The lines from the top of the material below through the line containing "x=alt.value(-PL + 0.5), x2=alt.value(W" are to be printed exactly, with pictures omitted.

_ _ _

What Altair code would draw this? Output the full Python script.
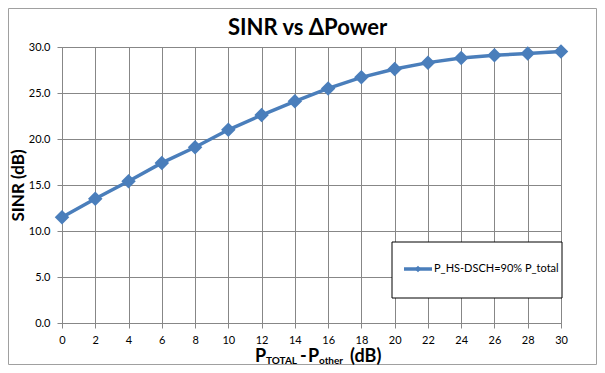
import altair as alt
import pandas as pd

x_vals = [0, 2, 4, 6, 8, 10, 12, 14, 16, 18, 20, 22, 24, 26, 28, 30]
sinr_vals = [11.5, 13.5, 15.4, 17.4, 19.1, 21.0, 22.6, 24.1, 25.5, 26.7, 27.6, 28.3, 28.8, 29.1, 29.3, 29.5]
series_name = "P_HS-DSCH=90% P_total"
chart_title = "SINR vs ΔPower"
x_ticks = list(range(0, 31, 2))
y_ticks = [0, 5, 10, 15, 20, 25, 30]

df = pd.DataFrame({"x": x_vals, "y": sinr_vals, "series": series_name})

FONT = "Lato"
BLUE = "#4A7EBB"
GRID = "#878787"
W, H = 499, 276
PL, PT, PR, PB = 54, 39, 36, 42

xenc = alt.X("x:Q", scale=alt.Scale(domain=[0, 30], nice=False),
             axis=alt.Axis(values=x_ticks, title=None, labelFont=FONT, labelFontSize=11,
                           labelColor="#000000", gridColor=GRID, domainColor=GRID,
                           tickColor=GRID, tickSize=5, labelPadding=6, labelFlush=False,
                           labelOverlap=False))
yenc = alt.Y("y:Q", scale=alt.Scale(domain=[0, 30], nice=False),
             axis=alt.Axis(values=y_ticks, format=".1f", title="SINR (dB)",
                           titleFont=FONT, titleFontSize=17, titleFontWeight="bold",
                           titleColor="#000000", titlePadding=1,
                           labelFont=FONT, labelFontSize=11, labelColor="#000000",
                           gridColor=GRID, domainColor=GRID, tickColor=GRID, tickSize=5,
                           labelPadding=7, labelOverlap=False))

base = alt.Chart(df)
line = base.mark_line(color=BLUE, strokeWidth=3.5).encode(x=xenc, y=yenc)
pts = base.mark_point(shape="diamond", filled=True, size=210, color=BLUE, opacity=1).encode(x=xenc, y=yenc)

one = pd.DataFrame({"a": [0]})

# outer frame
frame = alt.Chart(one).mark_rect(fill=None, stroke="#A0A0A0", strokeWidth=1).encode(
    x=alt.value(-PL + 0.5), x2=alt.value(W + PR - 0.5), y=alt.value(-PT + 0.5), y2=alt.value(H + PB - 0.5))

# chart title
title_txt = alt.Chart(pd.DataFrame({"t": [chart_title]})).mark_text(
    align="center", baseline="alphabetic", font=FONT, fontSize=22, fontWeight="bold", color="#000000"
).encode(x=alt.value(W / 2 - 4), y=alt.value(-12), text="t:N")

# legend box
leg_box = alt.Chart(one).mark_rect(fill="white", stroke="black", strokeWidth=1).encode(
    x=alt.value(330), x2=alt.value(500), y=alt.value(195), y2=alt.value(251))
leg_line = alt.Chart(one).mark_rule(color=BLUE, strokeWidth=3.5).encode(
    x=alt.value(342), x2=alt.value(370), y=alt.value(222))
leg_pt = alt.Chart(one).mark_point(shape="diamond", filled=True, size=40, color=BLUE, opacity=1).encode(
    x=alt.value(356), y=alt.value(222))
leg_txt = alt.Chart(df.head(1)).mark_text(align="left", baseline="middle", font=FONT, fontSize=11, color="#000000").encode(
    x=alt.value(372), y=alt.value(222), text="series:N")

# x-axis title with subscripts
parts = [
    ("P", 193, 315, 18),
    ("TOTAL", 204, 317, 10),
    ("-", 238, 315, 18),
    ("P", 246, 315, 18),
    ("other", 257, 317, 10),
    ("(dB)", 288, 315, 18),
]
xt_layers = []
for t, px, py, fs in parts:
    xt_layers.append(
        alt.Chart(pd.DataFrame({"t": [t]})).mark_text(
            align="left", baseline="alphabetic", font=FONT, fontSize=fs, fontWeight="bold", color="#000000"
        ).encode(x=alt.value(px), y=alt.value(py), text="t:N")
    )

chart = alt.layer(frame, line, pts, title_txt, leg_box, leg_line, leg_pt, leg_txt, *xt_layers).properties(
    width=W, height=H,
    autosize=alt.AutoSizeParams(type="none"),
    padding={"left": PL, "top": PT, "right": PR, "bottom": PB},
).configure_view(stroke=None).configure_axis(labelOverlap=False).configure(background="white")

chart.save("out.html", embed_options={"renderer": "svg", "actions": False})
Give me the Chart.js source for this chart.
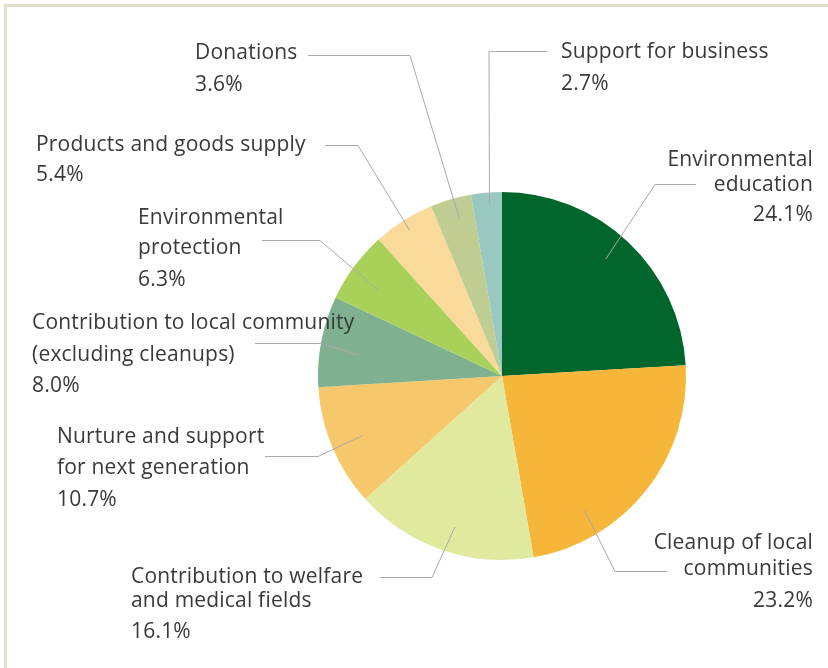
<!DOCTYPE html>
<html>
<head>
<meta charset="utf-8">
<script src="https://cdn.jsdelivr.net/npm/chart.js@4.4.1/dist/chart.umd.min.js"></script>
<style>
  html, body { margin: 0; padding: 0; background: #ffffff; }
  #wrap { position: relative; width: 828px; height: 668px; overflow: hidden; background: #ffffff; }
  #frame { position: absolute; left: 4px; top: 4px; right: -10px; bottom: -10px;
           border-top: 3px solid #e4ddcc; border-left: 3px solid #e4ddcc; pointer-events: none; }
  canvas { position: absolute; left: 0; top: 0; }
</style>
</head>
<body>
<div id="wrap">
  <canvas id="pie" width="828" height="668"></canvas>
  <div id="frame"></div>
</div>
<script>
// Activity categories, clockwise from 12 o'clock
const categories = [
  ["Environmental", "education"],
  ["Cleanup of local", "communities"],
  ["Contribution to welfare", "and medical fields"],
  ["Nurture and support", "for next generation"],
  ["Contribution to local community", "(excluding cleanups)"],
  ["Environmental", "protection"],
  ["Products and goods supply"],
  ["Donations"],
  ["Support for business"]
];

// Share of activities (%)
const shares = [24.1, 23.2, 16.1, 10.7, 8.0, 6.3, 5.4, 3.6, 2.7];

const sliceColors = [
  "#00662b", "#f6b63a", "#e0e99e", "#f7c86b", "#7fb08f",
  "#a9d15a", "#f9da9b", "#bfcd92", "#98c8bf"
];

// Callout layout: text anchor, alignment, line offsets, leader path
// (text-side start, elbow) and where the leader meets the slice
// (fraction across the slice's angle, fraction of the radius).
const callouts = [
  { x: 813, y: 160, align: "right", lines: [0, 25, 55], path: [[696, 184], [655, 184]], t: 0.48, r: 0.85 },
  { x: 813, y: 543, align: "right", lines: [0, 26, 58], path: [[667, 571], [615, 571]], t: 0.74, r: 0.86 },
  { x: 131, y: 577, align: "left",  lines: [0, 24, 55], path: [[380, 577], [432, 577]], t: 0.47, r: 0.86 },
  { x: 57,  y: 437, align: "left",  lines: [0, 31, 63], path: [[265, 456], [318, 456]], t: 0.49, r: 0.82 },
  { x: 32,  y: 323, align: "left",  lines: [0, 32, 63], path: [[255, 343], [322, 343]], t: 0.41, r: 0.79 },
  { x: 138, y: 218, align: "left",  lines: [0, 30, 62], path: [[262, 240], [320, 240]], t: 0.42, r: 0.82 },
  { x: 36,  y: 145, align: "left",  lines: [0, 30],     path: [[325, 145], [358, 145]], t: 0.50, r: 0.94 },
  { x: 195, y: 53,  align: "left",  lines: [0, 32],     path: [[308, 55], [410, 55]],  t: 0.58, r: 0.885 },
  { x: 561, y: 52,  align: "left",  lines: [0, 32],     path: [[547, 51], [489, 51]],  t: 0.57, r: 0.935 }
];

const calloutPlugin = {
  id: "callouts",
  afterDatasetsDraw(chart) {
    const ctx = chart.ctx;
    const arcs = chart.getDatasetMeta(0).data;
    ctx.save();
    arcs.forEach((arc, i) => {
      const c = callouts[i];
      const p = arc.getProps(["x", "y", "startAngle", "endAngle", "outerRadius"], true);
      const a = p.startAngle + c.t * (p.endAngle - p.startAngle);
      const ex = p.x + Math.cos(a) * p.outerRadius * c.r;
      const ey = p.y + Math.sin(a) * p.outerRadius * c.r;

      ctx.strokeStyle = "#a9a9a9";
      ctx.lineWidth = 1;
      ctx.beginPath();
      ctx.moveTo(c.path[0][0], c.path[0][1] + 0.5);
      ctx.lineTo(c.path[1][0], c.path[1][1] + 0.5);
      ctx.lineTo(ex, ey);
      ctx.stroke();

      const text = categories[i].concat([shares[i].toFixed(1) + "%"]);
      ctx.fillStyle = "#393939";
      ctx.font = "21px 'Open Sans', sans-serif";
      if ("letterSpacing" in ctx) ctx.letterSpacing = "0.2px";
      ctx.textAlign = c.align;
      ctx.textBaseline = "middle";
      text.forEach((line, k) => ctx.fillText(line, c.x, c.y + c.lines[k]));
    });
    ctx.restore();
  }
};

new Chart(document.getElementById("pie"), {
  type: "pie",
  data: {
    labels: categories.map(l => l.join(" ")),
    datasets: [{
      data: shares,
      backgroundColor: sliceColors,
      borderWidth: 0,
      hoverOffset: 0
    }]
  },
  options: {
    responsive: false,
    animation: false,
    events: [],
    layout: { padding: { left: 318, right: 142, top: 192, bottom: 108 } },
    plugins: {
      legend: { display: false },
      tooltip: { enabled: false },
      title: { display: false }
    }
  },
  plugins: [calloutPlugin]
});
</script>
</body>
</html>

_ _ _

Reply:
What Altair code would draw this? Output the full Python script.
import altair as alt
import pandas as pd

x_vals = [0, 2, 4, 6, 8, 10, 12, 14, 16, 18, 20, 22, 24, 26, 28, 30]
sinr_vals = [11.5, 13.5, 15.4, 17.4, 19.1, 21.0, 22.6, 24.1, 25.5, 26.7, 27.6, 28.3, 28.8, 29.1, 29.3, 29.5]
series_name = "P_HS-DSCH=90% P_total"
chart_title = "SINR vs ΔPower"
x_ticks = list(range(0, 31, 2))
y_ticks = [0, 5, 10, 15, 20, 25, 30]

df = pd.DataFrame({"x": x_vals, "y": sinr_vals, "series": series_name})

FONT = "Lato"
BLUE = "#4A7EBB"
GRID = "#878787"
W, H = 499, 276
PL, PT, PR, PB = 54, 39, 36, 42

xenc = alt.X("x:Q", scale=alt.Scale(domain=[0, 30], nice=False),
             axis=alt.Axis(values=x_ticks, title=None, labelFont=FONT, labelFontSize=11,
                           labelColor="#000000", gridColor=GRID, domainColor=GRID,
                           tickColor=GRID, tickSize=5, labelPadding=6, labelFlush=False,
                           labelOverlap=False))
yenc = alt.Y("y:Q", scale=alt.Scale(domain=[0, 30], nice=False),
             axis=alt.Axis(values=y_ticks, format=".1f", title="SINR (dB)",
                           titleFont=FONT, titleFontSize=17, titleFontWeight="bold",
                           titleColor="#000000", titlePadding=1,
                           labelFont=FONT, labelFontSize=11, labelColor="#000000",
                           gridColor=GRID, domainColor=GRID, tickColor=GRID, tickSize=5,
                           labelPadding=7, labelOverlap=False))

base = alt.Chart(df)
line = base.mark_line(color=BLUE, strokeWidth=3.5).encode(x=xenc, y=yenc)
pts = base.mark_point(shape="diamond", filled=True, size=210, color=BLUE, opacity=1).encode(x=xenc, y=yenc)

one = pd.DataFrame({"a": [0]})

# outer frame
frame = alt.Chart(one).mark_rect(fill=None, stroke="#A0A0A0", strokeWidth=1).encode(
    x=alt.value(-PL + 0.5), x2=alt.value(W + PR - 0.5), y=alt.value(-PT + 0.5), y2=alt.value(H + PB - 0.5))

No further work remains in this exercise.